L. Boi's talk
Ugo Bruzzo
bruzzo at sissa.it
Tue Feb 27 10:38:57 CET 2007
This is a brief introduction to the talk that Professor
Luciano Boi (Ecole des Hautes Etudes en Sciences Sociales,
Centre de Mathématiques, Paris) will give tomorrow
(February 28) at 2:30 pm (SISSA, Room D, Main building).
Luciano is a mathematician who works in the epistemology
of geometry, especially in connection with its applications to
Physics, and on topological models in biology. He has
a special interest in the topology of knots and its applications
to molecular biology.
A detailed abstract of his talk follows. Luciano will also give
a talk entitled "When topology meets biology ‘for life’:
Interdisciplinary remarks on the way in which form modulates function"

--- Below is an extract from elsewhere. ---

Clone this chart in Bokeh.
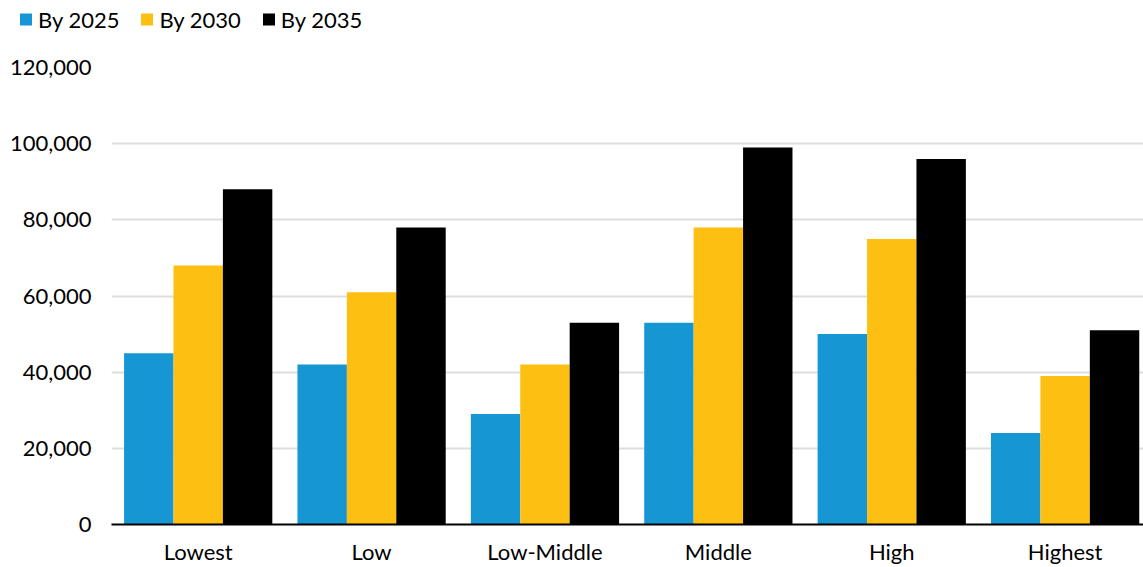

as a joint seminar with the Interdisciplinary Laboratory for Advance
Studies (next Friday).
Ugo Bruzzo
===================================
Abstract: The aim of this talk is to make some general remarks on the
role
of geometrical and topological concepts in the development of
theoretical
physics, espacially in gauge theory and string theory, and then to show
the great significance of these concepst for a better understanding of
the
dynamics of physics. We claim that physical phenomena very likely emerge
from the geometrical and topological structure of spacetime. The
attempts
to solve one of the central problems in twentieth physics, i.e.: how to
combine gravity and the other forces into an unitary theoretical
explanation of the physical world, essentialy depends on the possibility
of building a new geometrical framework conceptually richer than
Riemannian geometry. In fact, it still plays a fundamenatal role in
non-Abelian gauge theories and in superstring theory, , thanks to which
a
great variety of new mathematical structures has emerged. A very
interesting hypothesis is that the global topological properties of the
manifold's model of spacetime play a major role in quantum field theory
and that, consequently, several physical quantum effects arise from the
non-local metrical and topological structure of these manifold. Thus the
unification of general relativity and quantum theory require some
fundamental breakthrough in our understanding of the relationship
between
spacetime and quantum processes. In particular the superstring theories
lead to the guess that the usual structure of spacetime at the quantum
scale must be dropped out from physical thought. Non-Abelian gauge
theories satisfy the basic physical requirements pertaining to the
symmetries of particle physics because they are geometric in character.
They profoundly elucidate the fundamental role played by bundles,
connections and curvature in explaining the essential laws of nature.
Kaluza-Klein theories and more remarkably superstring theory showed that
spacetime symmetries and internal (quantum) symmetries might be unified
through the introduction of new structures of space with a different
topology. This essentially means, in our view, that ‘hidden’ symmetries
of
fundamental physics can be related to the phenomenon of topological
change
of certain class of (presumably) non-smooth manifolds.